Task requirements: Skip the pictures. Reproduce all other material exactly.
___ Data excerpt ___
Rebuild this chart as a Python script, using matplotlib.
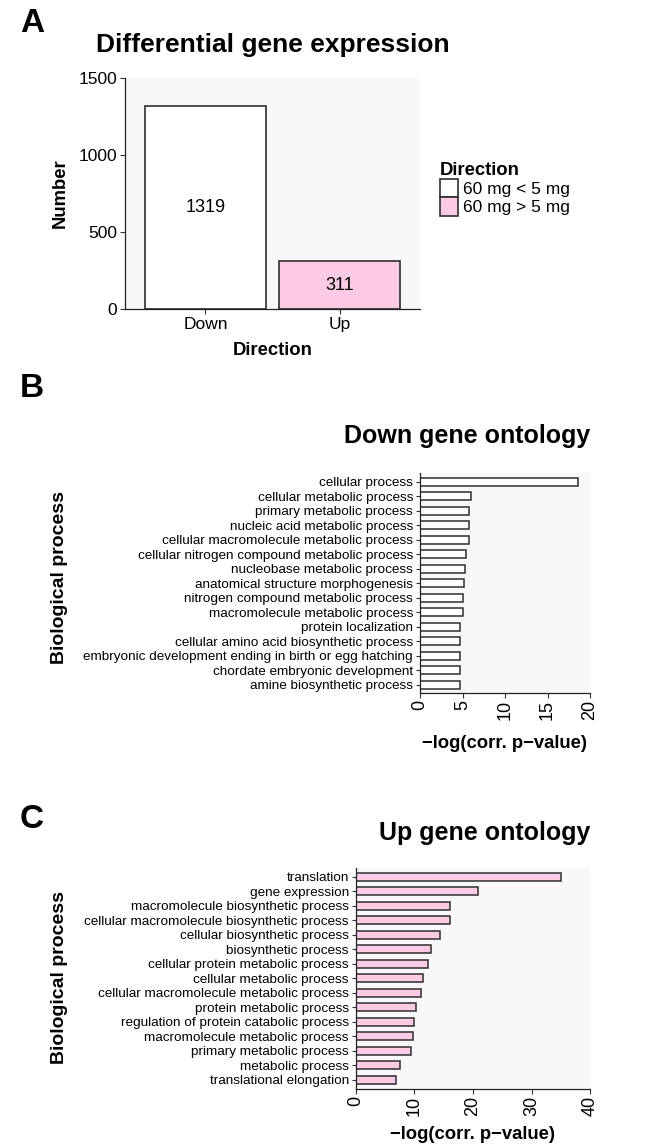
import numpy as np
import matplotlib
matplotlib.use('Agg')
import matplotlib.pyplot as plt
from matplotlib.patches import Patch

plt.rcParams['font.family'] = ['Liberation Sans', 'DejaVu Sans']

# Panel A: differential expression counts
directions = ['Down', 'Up']
counts = [1319, 311]
legend_labels = ['60 mg < 5 mg', '60 mg > 5 mg']
fill_colors = ['white', '#FBCBE4']

# Panel B: GO terms for down-regulated genes
down_terms = ['cellular process', 'cellular metabolic process', 'primary metabolic process',
              'nucleic acid metabolic process', 'cellular macromolecule metabolic process',
              'cellular nitrogen compound metabolic process', 'nucleobase metabolic process',
              'anatomical structure morphogenesis', 'nitrogen compound metabolic process',
              'macromolecule metabolic process', 'protein localization',
              'cellular amino acid biosynthetic process',
              'embryonic development ending in birth or egg hatching',
              'chordate embryonic development', 'amine biosynthetic process']
down_scores = [18.6, 6.0, 5.75, 5.75, 5.75, 5.45, 5.25, 5.15, 5.05, 5.05,
               4.75, 4.75, 4.65, 4.65, 4.65]

# Panel C: GO terms for up-regulated genes
up_terms = ['translation', 'gene expression', 'macromolecule biosynthetic process',
            'cellular macromolecule biosynthetic process', 'cellular biosynthetic process',
            'biosynthetic process', 'cellular protein metabolic process',
            'cellular metabolic process', 'cellular macromolecule metabolic process',
            'protein metabolic process', 'regulation of protein catabolic process',
            'macromolecule metabolic process', 'primary metabolic process',
            'metabolic process', 'translational elongation']
up_scores = [35.0, 20.9, 16.0, 16.0, 14.3, 12.9, 12.4, 11.4, 11.1, 10.2,
             9.9, 9.7, 9.5, 7.6, 6.9]

W, H = 650, 1147
PANEL_BG = '#F8F8F8'
EDGE = '#2E2E2E'


def fx(px):
    return px / W


def fy(py):
    return 1 - py / H


def style_axes(ax):
    ax.set_facecolor(PANEL_BG)
    for s in ['top', 'right']:
        ax.spines[s].set_visible(False)
    for s in ['left', 'bottom']:
        ax.spines[s].set_color('#222222')
        ax.spines[s].set_linewidth(0.9)
    ax.tick_params(color='#333333', width=0.8, length=3.5)


fig = plt.figure(figsize=(W / 100, H / 100), dpi=100)

# ---------------- Panel A ----------------
axA = fig.add_axes([fx(125), fy(309), (420 - 125) / W, (309 - 78) / H])
style_axes(axA)
xpos = np.arange(len(directions))
axA.bar(xpos, counts, width=0.9, color=fill_colors, edgecolor=EDGE, linewidth=1.2)
for x, c in zip(xpos, counts):
    axA.text(x, c / 2, str(c), ha='center', va='center', fontsize=13)
axA.set_xlim(-0.6, 1.6)
axA.set_ylim(0, 1500)
axA.set_yticks([0, 500, 1000, 1500])
axA.set_xticks(xpos)
axA.set_xticklabels(directions)
axA.tick_params(labelsize=12.5, pad=2)

fig.text(fx(20), fy(32), 'A', fontsize=24, fontweight='bold')
fig.text(fx(272.5), fy(52), 'Differential gene expression', fontsize=19,
         fontweight='bold', ha='center', va='baseline')
fig.text(fx(60), fy(193), 'Number', fontsize=13.3, fontweight='bold',
         rotation=90, ha='center', va='center')
fig.text(fx(272.5), fy(355), 'Direction', fontsize=13.3, fontweight='bold',
         ha='center', va='baseline')

handles = [Patch(facecolor=c, edgecolor=EDGE, linewidth=1.2) for c in fill_colors]
fig.legend(handles, legend_labels, loc='upper left', bbox_to_anchor=(fx(440), fy(162)),
           frameon=False, fontsize=12.5, title='Direction',
           title_fontproperties={'weight': 'bold', 'size': 13.3},
           borderpad=0, borderaxespad=0, handlelength=1.05, handleheight=1.25,
           labelspacing=0.0, handletextpad=0.25, alignment='left')


# ---------------- Panels B and C ----------------
def go_panel(rect, terms, scores, xmax, step, color):
    ax = fig.add_axes(rect)
    style_axes(ax)
    n = len(terms)
    ypos = np.arange(n)
    ax.barh(ypos, scores, height=0.55, color=color, edgecolor=EDGE, linewidth=1.1)
    ax.set_yticks(ypos)
    ax.set_yticklabels(terms, fontsize=9.7)
    ax.set_ylim(n - 1 + 0.6, -0.6)
    ax.set_xlim(0, xmax)
    ticks = np.arange(0, xmax + step, step)
    ax.set_xticks(ticks)
    ax.set_xticklabels([str(int(t)) for t in ticks], rotation=90, fontsize=13)
    ax.tick_params(axis='y', length=3, pad=2)
    ax.tick_params(axis='x', length=3.5, pad=1.5)
    return ax


axB = go_panel([fx(420), fy(693.3), 170 / W, (693.3 - 473) / H],
               down_terms, down_scores, 20, 5, 'white')
fig.text(fx(20), fy(397), 'B', fontsize=24, fontweight='bold')
fig.text(fx(590), fy(443), 'Down gene ontology', fontsize=18, fontweight='bold',
         ha='right', va='baseline')
fig.text(fx(505), fy(748), '\u2212log(corr. p\u2212value)', fontsize=13.3,
         fontweight='bold', ha='center', va='baseline')
fig.text(fx(59), fy(578), 'Biological process', fontsize=14, fontweight='bold',
         rotation=90, ha='center', va='center')

axC = go_panel([fx(355.7), fy(1088.7), (590.3 - 355.7) / W, (1088.7 - 868) / H],
               up_terms, up_scores, 40, 10, '#FBCBE4')
fig.text(fx(20), fy(828), 'C', fontsize=24, fontweight='bold')
fig.text(fx(590), fy(840), 'Up gene ontology', fontsize=18, fontweight='bold',
         ha='right', va='baseline')
fig.text(fx(473), fy(1139), '\u2212log(corr. p\u2212value)', fontsize=13.3,
         fontweight='bold', ha='center', va='baseline')
fig.text(fx(59), fy(978), 'Biological process', fontsize=14, fontweight='bold',
         rotation=90, ha='center', va='center')

fig.savefig('out.png', dpi=100)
___
Expected output:
Rebuild this chart as a Python script, using matplotlib.
import numpy as np
import matplotlib
matplotlib.use('Agg')
import matplotlib.pyplot as plt
from matplotlib.patches import Patch

plt.rcParams['font.family'] = ['Liberation Sans', 'DejaVu Sans']

# Panel A: differential expression counts
directions = ['Down', 'Up']
counts = [1319, 311]
legend_labels = ['60 mg < 5 mg', '60 mg > 5 mg']
fill_colors = ['white', '#FBCBE4']

# Panel B: GO terms for down-regulated genes
down_terms = ['cellular process', 'cellular metabolic process', 'primary metabolic process',
              'nucleic acid metabolic process', 'cellular macromolecule metabolic process',
              'cellular nitrogen compound metabolic process', 'nucleobase metabolic process',
              'anatomical structure morphogenesis', 'nitrogen compound metabolic process',
              'macromolecule metabolic process', 'protein localization',
              'cellular amino acid biosynthetic process',
              'embryonic development ending in birth or egg hatching',
              'chordate embryonic development', 'amine biosynthetic process']
down_scores = [18.6, 6.0, 5.75, 5.75, 5.75, 5.45, 5.25, 5.15, 5.05, 5.05,
               4.75, 4.75, 4.65, 4.65, 4.65]

# Panel C: GO terms for up-regulated genes
up_terms = ['translation', 'gene expression', 'macromolecule biosynthetic process',
            'cellular macromolecule biosynthetic process', 'cellular biosynthetic process',
            'biosynthetic process', 'cellular protein metabolic process',
            'cellular metabolic process', 'cellular macromolecule metabolic process',
            'protein metabolic process', 'regulation of protein catabolic process',
            'macromolecule metabolic process', 'primary metabolic process',
            'metabolic process', 'translational elongation']
up_scores = [35.0, 20.9, 16.0, 16.0, 14.3, 12.9, 12.4, 11.4, 11.1, 10.2,
             9.9, 9.7, 9.5, 7.6, 6.9]

W, H = 650, 1147
PANEL_BG = '#F8F8F8'
EDGE = '#2E2E2E'


def fx(px):
    return px / W


def fy(py):
    return 1 - py / H


def style_axes(ax):
    ax.set_facecolor(PANEL_BG)
    for s in ['top', 'right']:
        ax.spines[s].set_visible(False)
    for s in ['left', 'bottom']:
        ax.spines[s].set_color('#222222')
        ax.spines[s].set_linewidth(0.9)
    ax.tick_params(color='#333333', width=0.8, length=3.5)


fig = plt.figure(figsize=(W / 100, H / 100), dpi=100)

# ---------------- Panel A ----------------
axA = fig.add_axes([fx(125), fy(309), (420 - 125) / W, (309 - 78) / H])
style_axes(axA)
xpos = np.arange(len(directions))
axA.bar(xpos, counts, width=0.9, color=fill_colors, edgecolor=EDGE, linewidth=1.2)
for x, c in zip(xpos, counts):
    axA.text(x, c / 2, str(c), ha='center', va='center', fontsize=13)
axA.set_xlim(-0.6, 1.6)
axA.set_ylim(0, 1500)
axA.set_yticks([0, 500, 1000, 1500])
axA.set_xticks(xpos)
axA.set_xticklabels(directions)
axA.tick_params(labelsize=12.5, pad=2)

fig.text(fx(20), fy(32), 'A', fontsize=24, fontweight='bold')
fig.text(fx(272.5), fy(52), 'Differential gene expression', fontsize=19,
         fontweight='bold', ha='center', va='baseline')
fig.text(fx(60), fy(193), 'Number', fontsize=13.3, fontweight='bold',
         rotation=90, ha='center', va='center')
fig.text(fx(272.5), fy(355), 'Direction', fontsize=13.3, fontweight='bold',
         ha='center', va='baseline')

handles = [Patch(facecolor=c, edgecolor=EDGE, linewidth=1.2) for c in fill_colors]
fig.legend(handles, legend_labels, loc='upper left', bbox_to_anchor=(fx(440), fy(162)),
           frameon=False, fontsize=12.5, title='Direction',
           title_fontproperties={'weight': 'bold', 'size': 13.3},
           borderpad=0, borderaxespad=0, handlelength=1.05, handleheight=1.25,
           labelspacing=0.0, handletextpad=0.25, alignment='left')


# ---------------- Panels B and C ----------------
def go_panel(rect, terms, scores, xmax, step, color):
    ax = fig.add_axes(rect)
    style_axes(ax)
    n = len(terms)
    ypos = np.arange(n)
    ax.barh(ypos, scores, height=0.55, color=color, edgecolor=EDGE, linewidth=1.1)
    ax.set_yticks(ypos)
    ax.set_yticklabels(terms, fontsize=9.7)
    ax.set_ylim(n - 1 + 0.6, -0.6)
    ax.set_xlim(0, xmax)
    ticks = np.arange(0, xmax + step, step)
    ax.set_xticks(ticks)
    ax.set_xticklabels([str(int(t)) for t in ticks], rotation=90, fontsize=13)
    ax.tick_params(axis='y', length=3, pad=2)
    ax.tick_params(axis='x', length=3.5, pad=1.5)
    return ax


axB = go_panel([fx(420), fy(693.3), 170 / W, (693.3 - 473) / H],
               down_terms, down_scores, 20, 5, 'white')
fig.text(fx(20), fy(397), 'B', fontsize=24, fontweight='bold')
fig.text(fx(590), fy(443), 'Down gene ontology', fontsize=18, fontweight='bold',
         ha='right', va='baseline')
fig.text(fx(505), fy(748), '\u2212log(corr. p\u2212value)', fontsize=13.3,
         fontweight='bold', ha='center', va='baseline')
fig.text(fx(59), fy(578), 'Biological process', fontsize=14, fontweight='bold',
         rotation=90, ha='center', va='center')

axC = go_panel([fx(355.7), fy(1088.7), (590.3 - 355.7) / W, (1088.7 - 868) / H],
               up_terms, up_scores, 40, 10, '#FBCBE4')
fig.text(fx(20), fy(828), 'C', fontsize=24, fontweight='bold')
fig.text(fx(590), fy(840), 'Up gene ontology', fontsize=18, fontweight='bold',
         ha='right', va='baseline')
fig.text(fx(473), fy(1139), '\u2212log(corr. p\u2212value)', fontsize=13.3,
         fontweight='bold', ha='center', va='baseline')
fig.text(fx(59), fy(978), 'Biological process', fontsize=14, fontweight='bold',
         rotation=90, ha='center', va='center')

fig.savefig('out.png', dpi=100)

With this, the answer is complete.